Ancak atlanmaması gereken önemli bir nokta daha vardır: Lili “alelade” bir Japon kedisi değildir. O “Batı’dan” gelme bir kedidir. Tanizaki bunun altını birkaç yerde çizerek Şozo özelinde modernleşme meselesine gönderme yapar ve Batı hayranlığının Japon kültürüne, aile yapısına ne denli olumsuz yansıyacağına da üstü kapalı olarak değinir. Romanı bu perspektiften değerlendirince iş basit bir aşk çekişmesi olmaktan çok öteye gider.

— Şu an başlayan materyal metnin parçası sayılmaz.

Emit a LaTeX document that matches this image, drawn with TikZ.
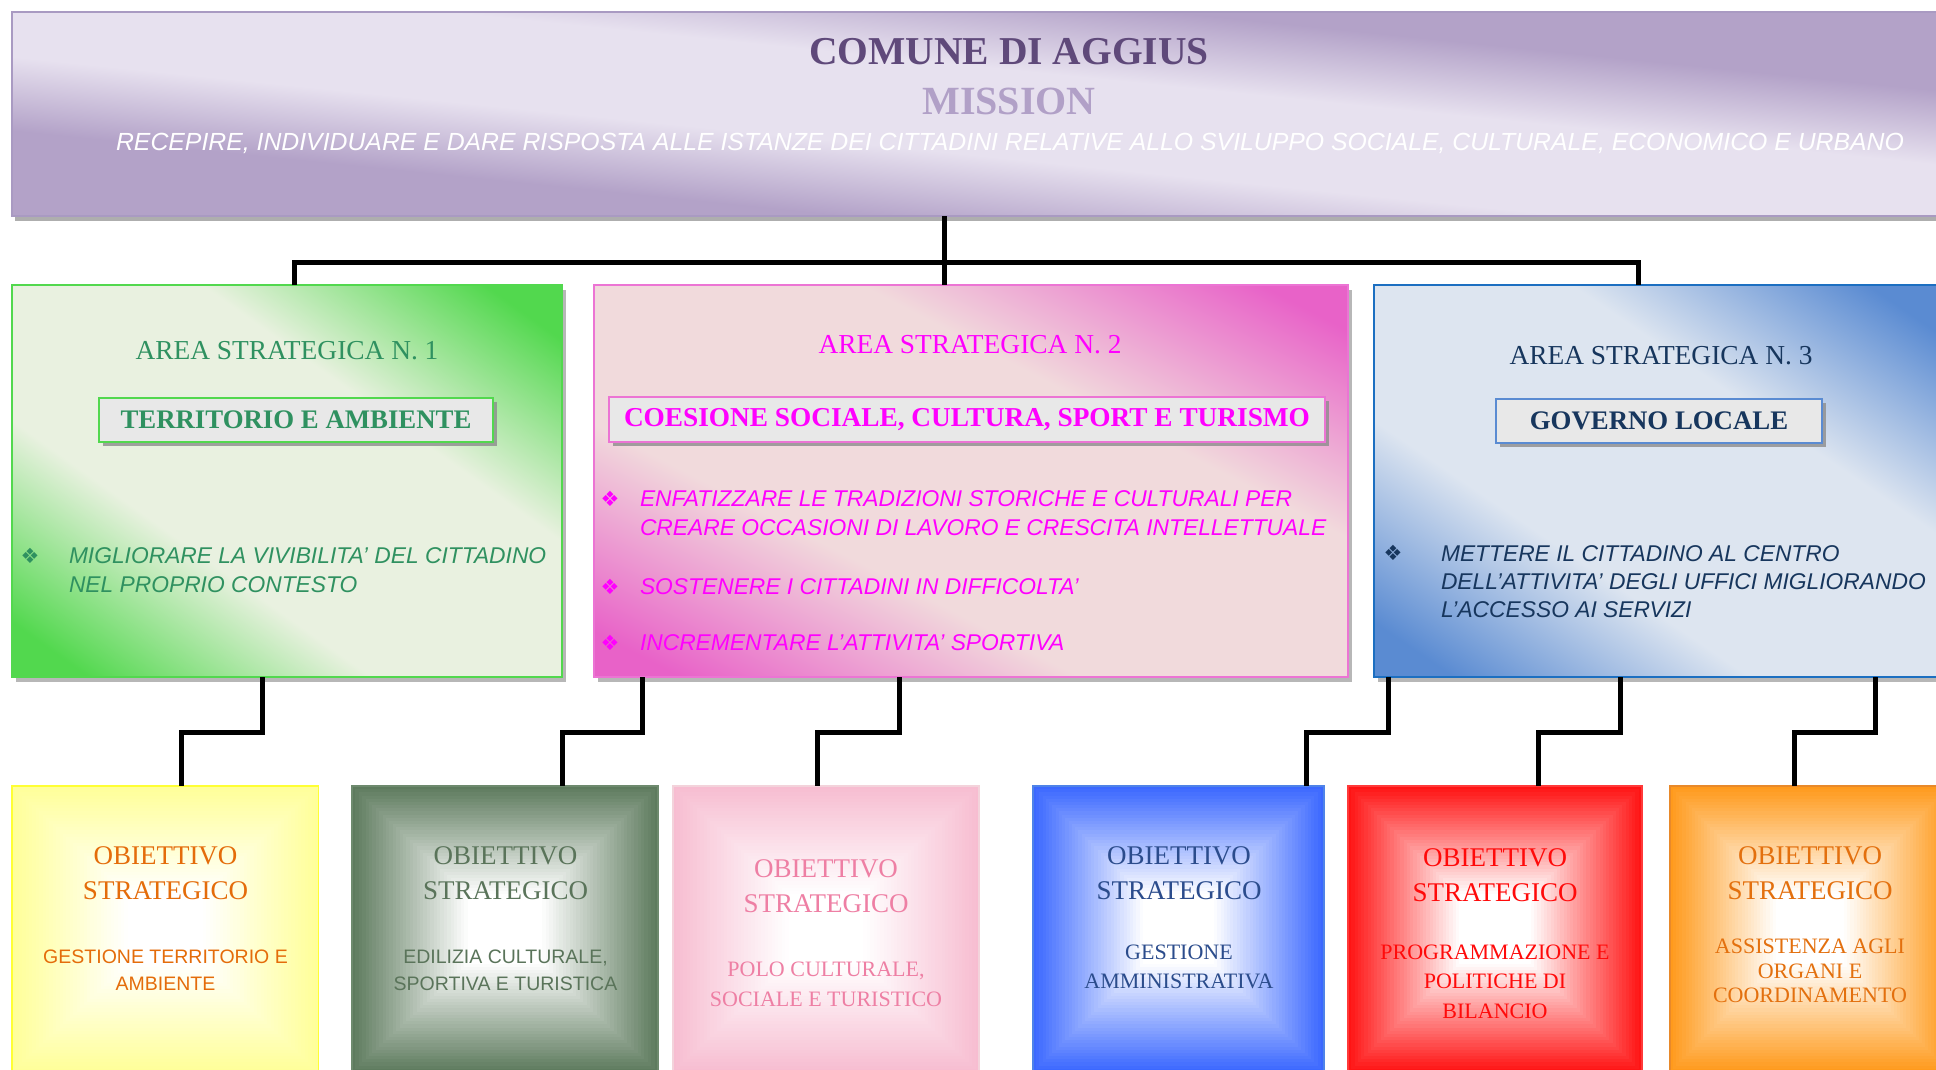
\documentclass[tikz,border=0pt]{standalone}
\usepackage{fontspec}
\setmainfont{Liberation Serif}
\setsansfont{Liberation Sans}
\newfontfamily\dingfont{DejaVu Sans}
\usetikzlibrary{positioning,calc,shadows}

\definecolor{lilac}{HTML}{B3A2C8}
\definecolor{lilaclt}{HTML}{E7E1EF}
\definecolor{lilacln}{HTML}{A99AC2}
\definecolor{titlecol}{HTML}{5F497A}
\definecolor{missioncol}{HTML}{B1A0C7}
\definecolor{grn}{HTML}{52D84E}
\definecolor{grnlt}{HTML}{E9F1E0}
\definecolor{grntx}{HTML}{2F9160}
\definecolor{pnk}{HTML}{E862C8}
\definecolor{pnklt}{HTML}{F1DADC}
\definecolor{pnkln}{HTML}{EC74D4}
\definecolor{pnktx}{HTML}{FF00FF}
\definecolor{blu}{HTML}{5A8BD2}
\definecolor{blult}{HTML}{DDE5F0}
\definecolor{bluln}{HTML}{1C6FC1}
\definecolor{blutx}{HTML}{17365D}
\definecolor{subfill}{HTML}{E8E8E8}
\definecolor{yel}{HTML}{FFFF99}
\definecolor{yelln}{HTML}{FFFF33}
\definecolor{yeltx}{HTML}{E46C0A}
\definecolor{sage}{HTML}{5E7B5E}
\definecolor{sageln}{HTML}{6E8A6E}
\definecolor{sagetx}{HTML}{5A745A}
\definecolor{rosa}{HTML}{F7BDD1}
\definecolor{rosaln}{HTML}{F3D3DB}
\definecolor{rosatx}{HTML}{EE7FA4}
\definecolor{azz}{HTML}{3B68FF}
\definecolor{azzln}{HTML}{4F83E8}
\definecolor{azztx}{HTML}{2B4C8C}
\definecolor{ross}{HTML}{FF1414}
\definecolor{rossln}{HTML}{FF3A3A}
\definecolor{rosstx}{HTML}{FF0A0A}
\definecolor{aran}{HTML}{FF9A1C}
\definecolor{aranln}{HTML}{E8892A}
\definecolor{arantx}{HTML}{E3700E}

% diagonal band
\colorlet{banddk}{black}
\colorlet{bandlt}{white}
\colorlet{objc}{black}
\pgfdeclareverticalshading[banddk,bandlt]{band}{100bp}{color(0bp)=(banddk); color(20bp)=(banddk);
  color(38bp)=(bandlt); color(62bp)=(bandlt); color(80bp)=(banddk); color(100bp)=(banddk)}
\pgfdeclareverticalshading[banddk,bandlt]{bandtop}{100bp}{color(0bp)=(banddk); color(34bp)=(banddk);
  color(44bp)=(bandlt); color(56bp)=(bandlt); color(66bp)=(banddk); color(100bp)=(banddk)}

\tikzset{
  wire/.style={line width=5, black},
  topbox/.style={draw=lilacln, line width=1.5,
    /utils/exec={\colorlet{banddk}{lilac}\colorlet{bandlt}{lilaclt}},
    shade, shading=bandtop, shading angle=-5.84,
    drop shadow={shadow xshift=3, shadow yshift=-5, fill=black!45, opacity=.7}},
  area/.style n args={4}{draw=#3, line width=2,
    /utils/exec={\colorlet{banddk}{#1}\colorlet{bandlt}{#2}},
    shade, shading=band, shading angle=#4,
    drop shadow={shadow xshift=4, shadow yshift=-5, fill=black!40, opacity=.7}},
  areatit/.style={font=\fontsize{27.4}{30}\selectfont},
  subbox/.style={draw=#1, line width=2, fill=subfill,
    font=\bfseries\fontsize{26.8}{30}\selectfont,
    drop shadow={shadow xshift=4, shadow yshift=-4, fill=black!45, opacity=.8}},
  item/.style={font=\sffamily\itshape\fontsize{22.8}{28.3}\selectfont, align=left, anchor=west},
  dot/.style={font=\dingfont\fontsize{21}{21}\selectfont},
  objbox/.style 2 args={draw=#2, line width=1.5, minimum height=286,
    path picture={
      \colorlet{objc}{#1}
      \foreach \k in {0,...,44} {
        \pgfmathsetmacro\fr{1-\k/45}
        \pgfmathsetmacro\pc{100*max(0,min(1,(\fr-0.25)/0.75))}
        \fill[objc!\pc!white]
          ($(path picture bounding box.center)!\fr!(path picture bounding box.north west)$) rectangle
          ($(path picture bounding box.center)!\fr!(path picture bounding box.south east)$);
      }
    }},
  objtit/.style={font=\fontsize{27}{35}\selectfont, align=center},
  objsub/.style={font=\sffamily\fontsize{19.5}{27}\selectfont, align=center},
  objsubrm/.style={font=\fontsize{22}{29.5}\selectfont, align=center}
}

\begin{document}
\begin{tikzpicture}[x=1pt,y=1pt, every node/.style={inner sep=0pt, outer sep=0pt}]

  \useasboundingbox (0,0) rectangle (1936,-1070);
  \clip (0,0) rectangle (1936,-1070);
  \fill[white] (0,0) rectangle (1936,-1070);

  % mission
  \node[topbox, minimum width=1994, minimum height=204] (top) at (1009,-114) {};
  \node[font=\bfseries\fontsize{39.5}{40}\selectfont, text=titlecol] (comune) at (1009,-52) {COMUNE DI AGGIUS};
  \node[font=\bfseries\fontsize{40}{40}\selectfont, text=missioncol] (mission) at (1009,-101) {MISSION};
  \node[font=\sffamily\itshape\fontsize{24.8}{26}\selectfont, text=white] (recepire) at (1010,-143.5)
    {RECEPIRE, INDIVIDUARE E DARE RISPOSTA ALLE ISTANZE DEI CITTADINI RELATIVE ALLO SVILUPPO SOCIALE, CULTURALE, ECONOMICO E URBANO};

  % aree strategiche
  \node[area={grn}{grnlt}{grn}{-35.5}, minimum width=550, minimum height=392] (area1) at (287,-481) {};
  \node[area={pnk}{pnklt}{pnkln}{-27.5}, minimum width=754, minimum height=392] (area2) at (971,-481) {};
  \node[area={blu}{blult}{bluln}{-34.3}, minimum width=574, minimum height=392] (area3) at (1661,-481) {};

  \node[areatit, text=grntx] (tit1) at (287,-351) {AREA STRATEGICA N. 1};
  \node[areatit, text=pnktx] (tit2) at (970,-344.5) {AREA STRATEGICA N. 2};
  \node[areatit, text=blutx] (tit3) at (1661,-355.5) {AREA STRATEGICA N. 3};

  \node[subbox=grn, text=grntx, minimum width=394, minimum height=44.5] (sub1) at (296,-420) {TERRITORIO E AMBIENTE};
  \node[subbox=pnkln, text=pnktx, minimum width=716, minimum height=45, font=\bfseries\fontsize{27.3}{30}\selectfont] (sub2) at (967,-419.5) {COESIONE SOCIALE, CULTURA, SPORT E TURISMO};
  \node[subbox=blu, text=blutx, minimum width=326, minimum height=44] (sub3) at (1659,-421) {GOVERNO LOCALE};

  \node[dot, text=grntx] (dot1) at (30,-556) {❖};
  \node[item, text=grntx] (goal1) at (69,-570) {MIGLIORARE LA VIVIBILITA’ DEL CITTADINO\\NEL PROPRIO CONTESTO};

  \node[dot, text=pnktx] (dot2a) at (610,-499) {❖};
  \node[item, text=pnktx] (goal2a) at (640,-513) {ENFATIZZARE LE TRADIZIONI STORICHE E CULTURALI PER\\CREARE OCCASIONI DI LAVORO E CRESCITA INTELLETTUALE};
  \node[dot, text=pnktx] (dot2b) at (610,-586.5) {❖};
  \node[item, text=pnktx] (goal2b) at (640,-586.5) {SOSTENERE I CITTADINI IN DIFFICOLTA’};
  \node[dot, text=pnktx] (dot2c) at (610,-643) {❖};
  \node[item, text=pnktx] (goal2c) at (640,-643) {INCREMENTARE L’ATTIVITA’ SPORTIVA};

  \node[dot, text=blutx] (dot3) at (1393,-553) {❖};
  \node[item, text=blutx] (goal3) at (1441,-581.5) {METTERE IL CITTADINO AL CENTRO\\DELL’ATTIVITA’ DEGLI UFFICI MIGLIORANDO\\L’ACCESSO AI SERVIZI};

  % obiettivi strategici
  \node[objbox={yel}{yelln}, minimum width=306.5] (obj1) at (165.25,-929) {};
  \node[objbox={sage}{sageln}, minimum width=306] (obj2) at (505,-929) {};
  \node[objbox={rosa}{rosaln}, minimum width=306] (obj3) at (826,-929) {};
  \node[objbox={azz}{azzln}, minimum width=291] (obj4) at (1178.5,-929) {};
  \node[objbox={ross}{rossln}, minimum width=294] (obj5) at (1495,-929) {};
  \node[objbox={aran}{aranln}, minimum width=280] (obj6) at (1810,-929) {};

  \node[objtit, text=yeltx] (ot1) at (165.5,-873.5) {OBIETTIVO\\STRATEGICO};
  \node[objsub, text=yeltx] (os1) at (165.5,-970.5) {GESTIONE TERRITORIO E\\AMBIENTE};
  \node[objtit, text=sagetx] (ot2) at (505.5,-873.5) {OBIETTIVO\\STRATEGICO};
  \node[objsub, text=sagetx] (os2) at (505.5,-970.5) {EDILIZIA CULTURALE,\\SPORTIVA E TURISTICA};
  \node[objtit, text=rosatx] (ot3) at (826,-886) {OBIETTIVO\\STRATEGICO};
  \node[objsubrm, text=rosatx] (os3) at (826,-984.5) {POLO CULTURALE,\\SOCIALE E TURISTICO};
  \node[objtit, text=azztx] (ot4) at (1179,-873.5) {OBIETTIVO\\STRATEGICO};
  \node[objsubrm, text=azztx] (os4) at (1179,-967) {GESTIONE\\AMMINISTRATIVA};
  \node[objtit, text=rosstx] (ot5) at (1495,-875) {OBIETTIVO\\STRATEGICO};
  \node[objsubrm, text=rosstx] (os5) at (1495,-981.5) {PROGRAMMAZIONE E\\POLITICHE DI\\BILANCIO};
  \node[objtit, text=arantx] (ot6) at (1810,-873.5) {OBIETTIVO\\STRATEGICO};
  \node[objsubrm, text=arantx, font=\fontsize{22}{24.5}\selectfont] (os6) at (1810,-971) {ASSISTENZA AGLI\\ORGANI E\\COORDINAMENTO};

  % collegamenti
  \coordinate (hub) at (944,-262);
  \coordinate (j1) at (294,-262);
  \coordinate (j3) at (1638,-262);
  \draw[wire] (top.south -| hub) -- (area2.north -| hub);
  \draw[wire] (area1.north -| j1) |- (j3) -- (area3.north -| j3);

  \draw[wire] ($(area1.south)+(-25,0)$) -- ++(0,-55) -| ($(obj1.north)+(16.25,0)$);
  \draw[wire] ($(area2.south)+(-329,0)$) -- ++(0,-55) -| ($(obj2.north)+(57,0)$);
  \draw[wire] ($(area2.south)+(-72,0)$) -- ++(0,-55) -| ($(obj3.north)+(-9,0)$);
  \draw[wire] ($(area3.south)+(-273,0)$) -- ++(0,-55) -| ($(obj4.north)+(127.5,0)$);
  \draw[wire] ($(area3.south)+(-41,0)$) -- ++(0,-55) -| ($(obj5.north)+(43,0)$);
  \draw[wire] ($(area3.south)+(214.5,0)$) -- ++(0,-55) -| ($(obj6.north)+(-16,0)$);
\end{tikzpicture}
\end{document}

Bir Kedi, Bir Adam, İki Kadın ilk olarak 1936 yılında Kaizo adlı dergide tefrika şeklinde yayınlanır, kitap halinde basılmasıysa 1937 yılına rastlar. Yayınlandığı yıllarda da çok sevilen roman 1956’da, birçok kitabı beyazperdeye uyarladığı için “edebi filmlerin ustası” lakabıyla anılan Shiro Toyoda tarafından filme çekilir. 1964’teyse Tadatoshi Kada tarafından ikinci kez uyarlanarak televizyon filmi halinde yeniden izleyiciyle buluşur.

Filmleri bulmak zor, ama kitap yeniden Türkçede!